Task requirements —
In the listing that follows, retype every line from the first through the one containing "1100, 1100, 1100]". Pictures are to be left out.

★ ★ ★ ★

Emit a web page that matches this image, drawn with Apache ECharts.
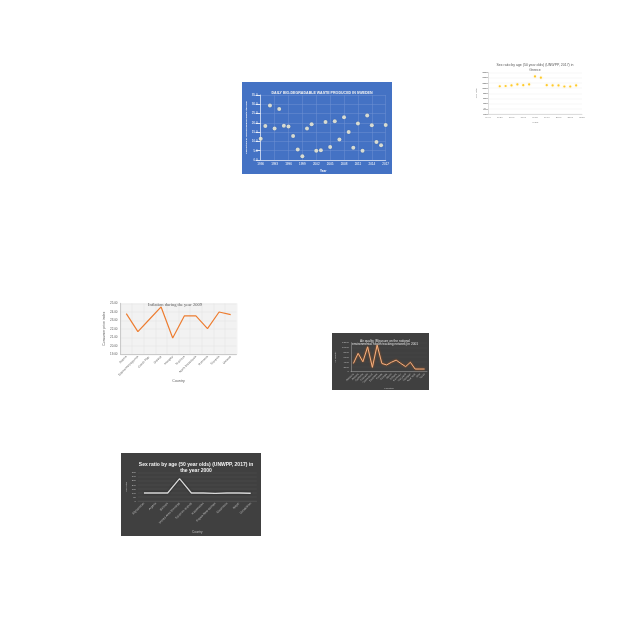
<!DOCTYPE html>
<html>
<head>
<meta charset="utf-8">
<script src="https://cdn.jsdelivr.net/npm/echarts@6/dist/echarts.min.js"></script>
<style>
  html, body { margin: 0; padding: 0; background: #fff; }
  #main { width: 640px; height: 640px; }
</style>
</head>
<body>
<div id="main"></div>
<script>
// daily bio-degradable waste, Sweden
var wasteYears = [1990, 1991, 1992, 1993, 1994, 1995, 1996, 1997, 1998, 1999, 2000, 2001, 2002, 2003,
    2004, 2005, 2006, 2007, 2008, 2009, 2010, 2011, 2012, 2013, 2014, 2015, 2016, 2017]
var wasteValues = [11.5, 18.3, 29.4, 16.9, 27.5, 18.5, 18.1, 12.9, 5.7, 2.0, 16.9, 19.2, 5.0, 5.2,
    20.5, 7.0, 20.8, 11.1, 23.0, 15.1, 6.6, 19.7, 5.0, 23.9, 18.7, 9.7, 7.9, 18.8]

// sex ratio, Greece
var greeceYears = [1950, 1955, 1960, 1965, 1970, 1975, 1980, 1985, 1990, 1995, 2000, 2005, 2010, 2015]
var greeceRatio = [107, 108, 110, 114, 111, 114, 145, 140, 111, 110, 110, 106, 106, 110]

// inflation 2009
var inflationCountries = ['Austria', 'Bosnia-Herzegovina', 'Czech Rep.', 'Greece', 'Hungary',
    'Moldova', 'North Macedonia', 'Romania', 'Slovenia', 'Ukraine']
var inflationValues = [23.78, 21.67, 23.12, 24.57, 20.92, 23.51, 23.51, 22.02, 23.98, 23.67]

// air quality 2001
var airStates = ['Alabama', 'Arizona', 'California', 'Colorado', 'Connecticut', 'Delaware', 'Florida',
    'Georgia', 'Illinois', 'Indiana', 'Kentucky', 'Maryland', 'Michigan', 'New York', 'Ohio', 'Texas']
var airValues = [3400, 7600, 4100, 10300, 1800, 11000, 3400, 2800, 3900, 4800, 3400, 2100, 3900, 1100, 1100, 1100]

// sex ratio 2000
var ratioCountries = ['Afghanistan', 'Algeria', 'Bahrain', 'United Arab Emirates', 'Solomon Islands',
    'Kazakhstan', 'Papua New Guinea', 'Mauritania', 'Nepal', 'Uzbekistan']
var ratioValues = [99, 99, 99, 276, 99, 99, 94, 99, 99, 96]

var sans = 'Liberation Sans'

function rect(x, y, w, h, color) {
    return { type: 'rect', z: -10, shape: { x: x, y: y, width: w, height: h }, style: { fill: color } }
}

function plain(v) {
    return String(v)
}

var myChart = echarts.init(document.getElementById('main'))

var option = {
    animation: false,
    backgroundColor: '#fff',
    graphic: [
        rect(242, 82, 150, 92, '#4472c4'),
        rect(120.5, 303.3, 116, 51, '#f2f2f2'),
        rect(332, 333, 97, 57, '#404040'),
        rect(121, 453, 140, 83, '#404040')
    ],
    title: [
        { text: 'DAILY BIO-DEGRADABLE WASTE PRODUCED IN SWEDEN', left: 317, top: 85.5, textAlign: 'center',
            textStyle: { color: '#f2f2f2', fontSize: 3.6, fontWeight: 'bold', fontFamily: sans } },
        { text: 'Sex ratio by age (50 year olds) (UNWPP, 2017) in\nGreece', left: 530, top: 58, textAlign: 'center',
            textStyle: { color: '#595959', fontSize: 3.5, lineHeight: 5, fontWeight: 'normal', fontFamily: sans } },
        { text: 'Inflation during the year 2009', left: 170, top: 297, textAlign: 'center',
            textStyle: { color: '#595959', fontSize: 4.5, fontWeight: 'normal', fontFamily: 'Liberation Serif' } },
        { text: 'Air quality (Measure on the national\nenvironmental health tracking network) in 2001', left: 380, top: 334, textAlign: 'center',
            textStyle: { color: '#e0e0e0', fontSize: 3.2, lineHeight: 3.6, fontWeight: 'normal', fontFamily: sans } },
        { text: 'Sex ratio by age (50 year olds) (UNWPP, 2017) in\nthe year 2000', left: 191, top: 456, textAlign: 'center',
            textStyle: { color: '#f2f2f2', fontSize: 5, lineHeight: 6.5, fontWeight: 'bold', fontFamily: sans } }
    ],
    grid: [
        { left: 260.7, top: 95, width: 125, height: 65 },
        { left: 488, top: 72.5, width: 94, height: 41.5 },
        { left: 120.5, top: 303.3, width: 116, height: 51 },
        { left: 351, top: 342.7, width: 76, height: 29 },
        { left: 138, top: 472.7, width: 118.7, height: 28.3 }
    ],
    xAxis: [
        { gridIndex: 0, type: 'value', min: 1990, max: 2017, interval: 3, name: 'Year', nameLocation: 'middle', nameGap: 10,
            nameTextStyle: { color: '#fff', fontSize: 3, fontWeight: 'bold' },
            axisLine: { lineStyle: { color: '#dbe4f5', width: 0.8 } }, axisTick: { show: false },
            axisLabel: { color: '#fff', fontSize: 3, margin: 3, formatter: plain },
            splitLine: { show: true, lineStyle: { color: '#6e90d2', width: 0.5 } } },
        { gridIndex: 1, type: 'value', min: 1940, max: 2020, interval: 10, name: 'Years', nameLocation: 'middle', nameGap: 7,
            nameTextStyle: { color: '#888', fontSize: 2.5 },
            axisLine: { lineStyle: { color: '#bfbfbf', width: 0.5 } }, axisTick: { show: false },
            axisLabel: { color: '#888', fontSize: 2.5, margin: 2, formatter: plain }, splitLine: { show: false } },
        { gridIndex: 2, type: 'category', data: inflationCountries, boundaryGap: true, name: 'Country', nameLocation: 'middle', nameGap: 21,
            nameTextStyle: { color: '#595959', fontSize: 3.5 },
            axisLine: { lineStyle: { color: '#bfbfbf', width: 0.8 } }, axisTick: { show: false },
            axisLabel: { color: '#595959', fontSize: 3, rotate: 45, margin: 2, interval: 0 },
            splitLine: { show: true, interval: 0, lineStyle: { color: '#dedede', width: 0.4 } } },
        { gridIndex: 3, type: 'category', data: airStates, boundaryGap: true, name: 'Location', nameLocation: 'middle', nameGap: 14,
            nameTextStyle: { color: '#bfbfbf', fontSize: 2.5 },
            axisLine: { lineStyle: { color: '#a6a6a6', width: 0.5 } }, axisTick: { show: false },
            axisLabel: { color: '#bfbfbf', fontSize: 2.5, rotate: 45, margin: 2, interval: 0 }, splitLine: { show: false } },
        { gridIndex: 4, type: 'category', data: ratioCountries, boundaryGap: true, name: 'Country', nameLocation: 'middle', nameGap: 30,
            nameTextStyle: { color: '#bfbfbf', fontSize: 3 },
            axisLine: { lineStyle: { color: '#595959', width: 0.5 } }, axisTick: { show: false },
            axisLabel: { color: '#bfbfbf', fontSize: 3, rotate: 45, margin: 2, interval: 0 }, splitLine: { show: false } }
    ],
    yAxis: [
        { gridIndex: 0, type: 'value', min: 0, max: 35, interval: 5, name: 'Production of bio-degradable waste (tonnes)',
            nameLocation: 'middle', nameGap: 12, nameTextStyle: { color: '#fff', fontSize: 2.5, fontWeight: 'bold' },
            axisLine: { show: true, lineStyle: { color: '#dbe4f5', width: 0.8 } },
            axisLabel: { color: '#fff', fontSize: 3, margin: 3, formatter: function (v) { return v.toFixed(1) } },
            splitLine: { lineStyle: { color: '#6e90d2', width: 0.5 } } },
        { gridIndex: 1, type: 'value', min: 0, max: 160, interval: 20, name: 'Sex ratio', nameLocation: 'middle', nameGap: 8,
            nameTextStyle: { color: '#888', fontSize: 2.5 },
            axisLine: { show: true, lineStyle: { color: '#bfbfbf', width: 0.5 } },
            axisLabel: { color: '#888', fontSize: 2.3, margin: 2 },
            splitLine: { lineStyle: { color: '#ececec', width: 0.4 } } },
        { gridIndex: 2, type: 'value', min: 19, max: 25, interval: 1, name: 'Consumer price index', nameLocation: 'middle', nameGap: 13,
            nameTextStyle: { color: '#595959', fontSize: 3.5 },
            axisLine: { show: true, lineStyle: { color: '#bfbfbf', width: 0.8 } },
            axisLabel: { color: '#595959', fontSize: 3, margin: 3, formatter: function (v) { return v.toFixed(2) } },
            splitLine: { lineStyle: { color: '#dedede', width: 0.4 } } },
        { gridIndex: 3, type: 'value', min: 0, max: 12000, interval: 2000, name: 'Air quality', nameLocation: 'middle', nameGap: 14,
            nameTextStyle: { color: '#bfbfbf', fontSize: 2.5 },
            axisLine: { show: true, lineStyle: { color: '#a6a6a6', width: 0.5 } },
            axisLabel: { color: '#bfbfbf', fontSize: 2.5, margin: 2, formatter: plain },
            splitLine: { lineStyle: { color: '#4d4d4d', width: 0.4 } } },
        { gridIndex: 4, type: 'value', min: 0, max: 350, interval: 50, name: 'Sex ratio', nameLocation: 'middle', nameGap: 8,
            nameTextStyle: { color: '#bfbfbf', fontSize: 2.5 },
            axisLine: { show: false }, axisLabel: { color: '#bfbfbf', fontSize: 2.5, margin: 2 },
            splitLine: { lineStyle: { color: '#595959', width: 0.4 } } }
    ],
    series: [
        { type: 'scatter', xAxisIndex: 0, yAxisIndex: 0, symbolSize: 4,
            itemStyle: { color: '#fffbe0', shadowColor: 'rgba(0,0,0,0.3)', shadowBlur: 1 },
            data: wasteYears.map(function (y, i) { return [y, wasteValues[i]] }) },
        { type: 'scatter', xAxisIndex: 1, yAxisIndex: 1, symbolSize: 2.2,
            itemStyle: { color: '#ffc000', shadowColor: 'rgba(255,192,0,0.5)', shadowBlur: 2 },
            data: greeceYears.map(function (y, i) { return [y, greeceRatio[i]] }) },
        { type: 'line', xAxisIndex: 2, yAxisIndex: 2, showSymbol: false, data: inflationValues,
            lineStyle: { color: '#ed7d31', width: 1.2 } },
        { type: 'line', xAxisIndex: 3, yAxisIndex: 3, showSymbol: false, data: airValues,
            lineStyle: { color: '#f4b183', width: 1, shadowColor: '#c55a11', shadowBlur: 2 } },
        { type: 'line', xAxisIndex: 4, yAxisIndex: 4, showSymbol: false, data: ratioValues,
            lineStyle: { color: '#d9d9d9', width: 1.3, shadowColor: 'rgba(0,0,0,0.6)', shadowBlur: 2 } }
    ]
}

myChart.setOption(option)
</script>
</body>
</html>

★ ★ ★ ★

Solved exercise —
Emit a web page that matches this image, drawn with Apache ECharts.
<!DOCTYPE html>
<html>
<head>
<meta charset="utf-8">
<script src="https://cdn.jsdelivr.net/npm/echarts@6/dist/echarts.min.js"></script>
<style>
  html, body { margin: 0; padding: 0; background: #fff; }
  #main { width: 640px; height: 640px; }
</style>
</head>
<body>
<div id="main"></div>
<script>
// daily bio-degradable waste, Sweden
var wasteYears = [1990, 1991, 1992, 1993, 1994, 1995, 1996, 1997, 1998, 1999, 2000, 2001, 2002, 2003,
    2004, 2005, 2006, 2007, 2008, 2009, 2010, 2011, 2012, 2013, 2014, 2015, 2016, 2017]
var wasteValues = [11.5, 18.3, 29.4, 16.9, 27.5, 18.5, 18.1, 12.9, 5.7, 2.0, 16.9, 19.2, 5.0, 5.2,
    20.5, 7.0, 20.8, 11.1, 23.0, 15.1, 6.6, 19.7, 5.0, 23.9, 18.7, 9.7, 7.9, 18.8]

// sex ratio, Greece
var greeceYears = [1950, 1955, 1960, 1965, 1970, 1975, 1980, 1985, 1990, 1995, 2000, 2005, 2010, 2015]
var greeceRatio = [107, 108, 110, 114, 111, 114, 145, 140, 111, 110, 110, 106, 106, 110]

// inflation 2009
var inflationCountries = ['Austria', 'Bosnia-Herzegovina', 'Czech Rep.', 'Greece', 'Hungary',
    'Moldova', 'North Macedonia', 'Romania', 'Slovenia', 'Ukraine']
var inflationValues = [23.78, 21.67, 23.12, 24.57, 20.92, 23.51, 23.51, 22.02, 23.98, 23.67]

// air quality 2001
var airStates = ['Alabama', 'Arizona', 'California', 'Colorado', 'Connecticut', 'Delaware', 'Florida',
    'Georgia', 'Illinois', 'Indiana', 'Kentucky', 'Maryland', 'Michigan', 'New York', 'Ohio', 'Texas']
var airValues = [3400, 7600, 4100, 10300, 1800, 11000, 3400, 2800, 3900, 4800, 3400, 2100, 3900, 1100, 1100, 1100]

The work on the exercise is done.